The Prince's Head is a public house on Richmond Green in Richmond, England by Paved Court – one of two pubs on the green alongside The Cricketers.

== History ==
The pub has a sign advertising "Fuller Smith and Turner's Chiswick Ales and Stouts" from the Fuller's Brewery which runs it. It was originally named "The Duke's Head" after the Duke of Ormonde and renamed in 1778. The licence was at one point held by the cricketer Tom Richardson. The current pub may have been built in 1740, although its history is said to date back to as early as 1705.

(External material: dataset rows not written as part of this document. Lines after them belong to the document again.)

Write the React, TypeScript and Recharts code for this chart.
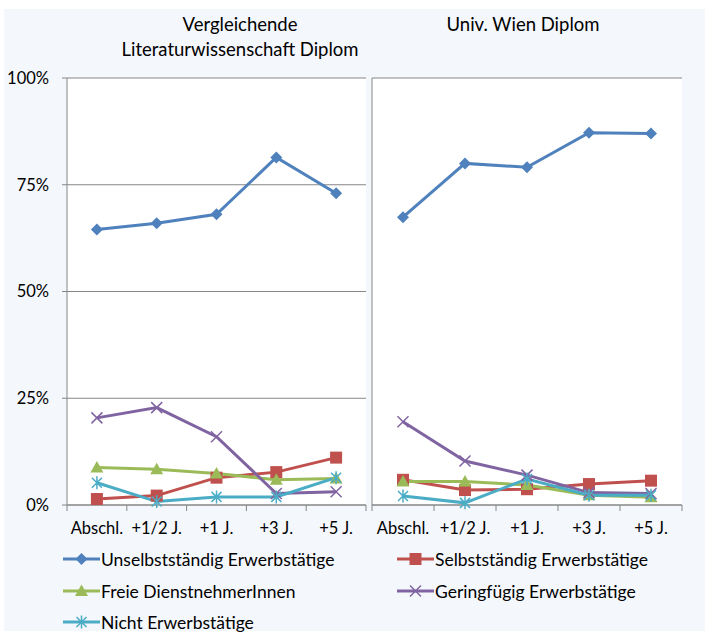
import { LineChart, Line, XAxis, YAxis, CartesianGrid } from "recharts"

const FONT = "Lato, 'Liberation Sans', sans-serif"
const GRID = "#868686"

const categories = ["Abschl.", "+1/2 J.", "+1 J.", "+3 J.", "+5 J."]
const yTicks = [0, 25, 50, 75, 100]

const seriesNames = [
  "Unselbstständig Erwerbstätige",
  "Selbstständig Erwerbstätige",
  "Freie DienstnehmerInnen",
  "Geringfügig Erwerbstätige",
  "Nicht Erwerbstätige",
]
const seriesKeys = ["unselbst", "selbst", "freie", "gering", "nicht"]
const seriesColors = ["#4F81BD", "#C0504D", "#9BBB59", "#8064A2", "#4BACC6"]
const seriesShapes = ["diamond", "square", "triangle", "x", "star"]

// Vergleichende Literaturwissenschaft Diplom
const litUnselbst = [64.5, 66.0, 68.1, 81.4, 73.0]
const litSelbst = [1.4, 2.2, 6.4, 7.7, 11.1]
const litFreie = [8.8, 8.4, 7.4, 5.9, 6.2]
const litGering = [20.4, 22.8, 16.0, 2.7, 3.1]
const litNicht = [5.2, 0.8, 1.9, 1.9, 6.4]

// Univ. Wien Diplom
const wienUnselbst = [67.4, 80.0, 79.1, 87.2, 87.0]
const wienSelbst = [5.9, 3.5, 3.7, 4.9, 5.7]
const wienFreie = [5.5, 5.5, 4.7, 2.3, 1.8]
const wienGering = [19.5, 10.3, 7.0, 2.9, 2.7]
const wienNicht = [2.1, 0.5, 6.1, 2.3, 2.3]

function buildData(series: number[][]) {
  return categories.map((cat, i) => {
    const row: any = { cat }
    seriesKeys.forEach((k, s) => (row[k] = series[s][i]))
    return row
  })
}

const litData = buildData([litUnselbst, litSelbst, litFreie, litGering, litNicht])
const wienData = buildData([wienUnselbst, wienSelbst, wienFreie, wienGering, wienNicht])

function Marker({ shape, color, cx, cy }: any) {
  if (cx == null || cy == null) return null
  switch (shape) {
    case "diamond":
      return <path d={`M${cx},${cy - 6}L${cx + 6},${cy}L${cx},${cy + 6}L${cx - 6},${cy}Z`} fill={color} />
    case "square":
      return <rect x={cx - 6} y={cy - 6} width={12} height={12} fill={color} />
    case "triangle":
      return <path d={`M${cx},${cy - 6.5}L${cx + 6.5},${cy + 5}L${cx - 6.5},${cy + 5}Z`} fill={color} />
    case "x":
      return (
        <path
          d={`M${cx - 5.5},${cy - 5.5}L${cx + 5.5},${cy + 5.5}M${cx + 5.5},${cy - 5.5}L${cx - 5.5},${cy + 5.5}`}
          stroke={color}
          strokeWidth={1.5}
          fill="none"
        />
      )
    default:
      return (
        <path
          d={`M${cx - 5},${cy - 5}L${cx + 5},${cy + 5}M${cx + 5},${cy - 5}L${cx - 5},${cy + 5}M${cx},${cy - 6.5}L${cx},${cy + 6.5}`}
          stroke={color}
          strokeWidth={1.5}
          fill="none"
        />
      )
  }
}

function CatTick({ x, y, payload, index, band }: any) {
  return (
    <g>
      <line x1={x - band / 2} x2={x - band / 2} y1={y} y2={y + 6} stroke={GRID} />
      {index === categories.length - 1 && (
        <line x1={x + band / 2} x2={x + band / 2} y1={y} y2={y + 6} stroke={GRID} />
      )}
      <text x={x} y={y + 23} dy="0.35em" textAnchor="middle" fill="#000" fontSize={16.5} fontFamily={FONT}>
        {payload.value}
      </text>
    </g>
  )
}

function Panel({ data, left, width, margin, band, showLabels }: any) {
  return (
    <div style={{ position: "absolute", left, top: 0 }}>
      <LineChart width={width} height={545} data={data} margin={margin}>
        <CartesianGrid vertical={false} stroke={GRID} fill="#ffffff" fillOpacity={1} />
        <XAxis
          dataKey="cat"
          height={30}
          interval={0}
          padding={{ left: band / 2, right: band / 2 }}
          tickLine={false}
          tickSize={0}
          tickMargin={0}
          axisLine={{ stroke: GRID }}
          tick={<CatTick band={band} />}
        />
        {showLabels ? (
          <YAxis
            width={67}
            domain={[0, 100]}
            ticks={yTicks}
            tickFormatter={(v) => `${v}%`}
            axisLine={{ stroke: GRID }}
            tickLine={{ stroke: GRID }}
            tickSize={5}
            tickMargin={13}
            tick={{ fill: "#000", fontSize: 16.5, fontFamily: FONT }}
          />
        ) : (
          <YAxis width={1} domain={[0, 100]} ticks={yTicks} tick={false} tickLine={false} axisLine={{ stroke: GRID }} />
        )}
        {seriesKeys.map((k, s) => (
          <Line
            key={k}
            dataKey={k}
            stroke={seriesColors[s]}
            strokeWidth={3}
            isAnimationActive={false}
            dot={(p: any) => (
              <Marker key={`${k}-${p.index}`} shape={seriesShapes[s]} color={seriesColors[s]} cx={p.cx} cy={p.cy} />
            )}
            activeDot={false}
          />
        ))}
      </LineChart>
    </div>
  )
}

function LegendItem({ idx, x, y }: any) {
  return (
    <div style={{ position: "absolute", left: x, top: y - 11, height: 22, display: "flex", alignItems: "center" }}>
      <svg width={37} height={16} style={{ marginRight: 1 }}>
        <line x1={0} x2={37} y1={8} y2={8} stroke={seriesColors[idx]} strokeWidth={3} />
        <Marker shape={seriesShapes[idx]} color={seriesColors[idx]} cx={18.5} cy={8} />
      </svg>
      <span style={{ fontSize: 17.5, color: "#000", whiteSpace: "nowrap" }}>{seriesNames[idx]}</span>
    </div>
  )
}

export default function App() {
  return (
    <div
      style={{
        position: "absolute",
        left: 0,
        top: 0,
        width: 705,
        height: 633,
        background: "#ffffff",
        fontFamily: FONT,
        overflow: "hidden",
      }}
    >
      <div style={{ position: "absolute", left: 4, top: 9, width: 701, height: 622, background: "#F4F7FC" }} />
      <Panel data={litData} left={0} width={371} margin={{ top: 78, right: 5, left: 0, bottom: 10 }} band={59.8} showLabels />
      <Panel data={wienData} left={371} width={334} margin={{ top: 78, right: 23, left: 0, bottom: 10 }} band={62} />
      <div style={{ position: "absolute", left: 90, top: 12, width: 300, textAlign: "center", fontSize: 18.5, lineHeight: "25px" }}>
        Vergleichende
        <br />
        Literaturwissenschaft Diplom
      </div>
      <div style={{ position: "absolute", left: 373, top: 12, width: 300, textAlign: "center", fontSize: 18.5, lineHeight: "25px" }}>
        Univ. Wien Diplom
      </div>
      <LegendItem idx={0} x={63} y={559} />
      <LegendItem idx={1} x={397} y={559} />
      <LegendItem idx={2} x={63} y={591} />
      <LegendItem idx={3} x={397} y={591} />
      <LegendItem idx={4} x={63} y={622} />
    </div>
  )
}
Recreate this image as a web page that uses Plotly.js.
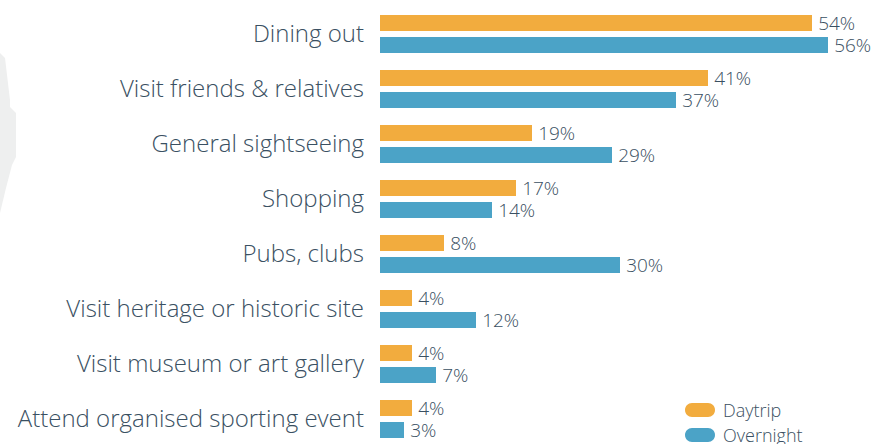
<!DOCTYPE html>
<html>
<head>
<meta charset="utf-8">
<script src="https://cdn.plot.ly/plotly-3.0.1.min.js"></script>
<style>
html,body{margin:0;padding:0;background:#fff;}
#chart{width:894px;height:444px;}
</style>
</head>
<body>
<div id="chart"></div>
<script>
var categories = ["Dining out", "Visit friends & relatives", "General sightseeing", "Shopping", "Pubs, clubs", "Visit heritage or historic site", "Visit museum or art gallery", "Attend organised sporting event"];
var daytrip = [54, 41, 19, 17, 8, 4, 4, 4];
var overnight = [56, 37, 29, 14, 30, 12, 7, 3];
var seriesNames = ["Daytrip", "Overnight"];
var seriesColors = ["#F2AC3E", "#4BA3C7"];

var W = 894, H = 444, L = 380, R = 14;
var textColor = "#3A5062";
var font = "'Open Sans', Roboto, 'DejaVu Sans', sans-serif";

function px(x){ return (x - L) / (W - L - R); }
function py(y){ return 1 - y / H; }
function pill(x0, y0, x1, y1){
  var r = (y1 - y0) / 2, k = 0.5523 * r;
  return "M" + px(x0 + r) + "," + py(y0) +
    " L" + px(x1 - r) + "," + py(y0) +
    " C" + px(x1 - r + k) + "," + py(y0) + " " + px(x1) + "," + py(y0 + r - k) + " " + px(x1) + "," + py(y0 + r) +
    " C" + px(x1) + "," + py(y0 + r + k) + " " + px(x1 - r + k) + "," + py(y1) + " " + px(x1 - r) + "," + py(y1) +
    " L" + px(x0 + r) + "," + py(y1) +
    " C" + px(x0 + r - k) + "," + py(y1) + " " + px(x0) + "," + py(y0 + r + k) + " " + px(x0) + "," + py(y0 + r) +
    " C" + px(x0) + "," + py(y0 + r - k) + " " + px(x0 + r - k) + "," + py(y0) + " " + px(x0 + r) + "," + py(y0) + " Z";
}

var traces = [daytrip, overnight].map(function(vals, i){
  return {
    type: "bar", orientation: "h", name: seriesNames[i],
    y: categories, x: vals,
    marker: {color: seriesColors[i]},
    text: vals.map(function(v){ return "\u2009" + v + "%"; }),
    textposition: "outside", cliponaxis: false, constraintext: "none",
    textfont: {family: font, size: 19, color: textColor, weight: 300},
    hoverinfo: "skip"
  };
});

var blob = [[0,53],[5,58],[7,75],[10,100],[10,107],[16,113],[16,157],[12,165],[6,188],[0,213]];
var blobPath = blob.map(function(p, i){ return (i ? "L" : "M") + px(p[0]) + "," + py(p[1]); }).join(" ") + " Z";

var shapes = [
  {type: "path", xref: "paper", yref: "paper", path: blobPath, fillcolor: "#EEEFEF", line: {width: 0}, layer: "below"},
  {type: "path", xref: "paper", yref: "paper", path: pill(685, 403, 715, 417), fillcolor: seriesColors[0], line: {width: 0}},
  {type: "path", xref: "paper", yref: "paper", path: pill(685, 428, 715, 442), fillcolor: seriesColors[1], line: {width: 0}}
];
var annotations = seriesNames.map(function(n, i){
  return {xref: "paper", yref: "paper", x: px(721), y: py(410 + i * 25), xanchor: "left", yanchor: "middle",
    text: n, showarrow: false, font: {family: font, size: 18, color: textColor, weight: 300}};
});

var layout = {
  width: W, height: H,
  margin: {l: L, r: R, t: 0, b: 0, pad: 0},
  paper_bgcolor: "#fff", plot_bgcolor: "rgba(0,0,0,0)",
  barmode: "group", bargap: 0.2, bargroupgap: 0.27,
  showlegend: false,
  xaxis: {range: [0, (W - L - R) / 8], visible: false, fixedrange: true},
  yaxis: {type: "category", range: [(H - 34) / 55, -34 / 55], showgrid: false, zeroline: false, showline: false,
    ticks: "", ticklabelstandoff: 15, tickfont: {family: font, size: 24, color: textColor, weight: 300}, fixedrange: true},
  shapes: shapes, annotations: annotations,
  hovermode: false
};

Plotly.newPlot("chart", traces, layout, {displayModeBar: false, staticPlot: true});
</script>
</body>
</html>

== The Crown and Anchor ==
The pub features prominently in the AppleTV show Ted Lasso as "The Crown and Anchor" with the eponymous Ted Lasso frequenting the pub. Brendan Hunt, co-creator of the show, said he found the Prince's Head upon first visiting to be a "perfect English bar". On the show it serves as the supporters' pub of the fictional London football club A.F.C. Richmond and saw an influx of visitors after its appearance, with the landlord quoting the figure at hundreds of visitors a day. Scenes in the interior of the Crown and Anchor however are filmed on a set. The real pub does include references to the show, with a booth including framed A.F.C. Richmond kits and photos autographed by the cast hanging inside. In October 2023 it was opened as a novelty AirBnB for four nights, following the announcement of season three of the show.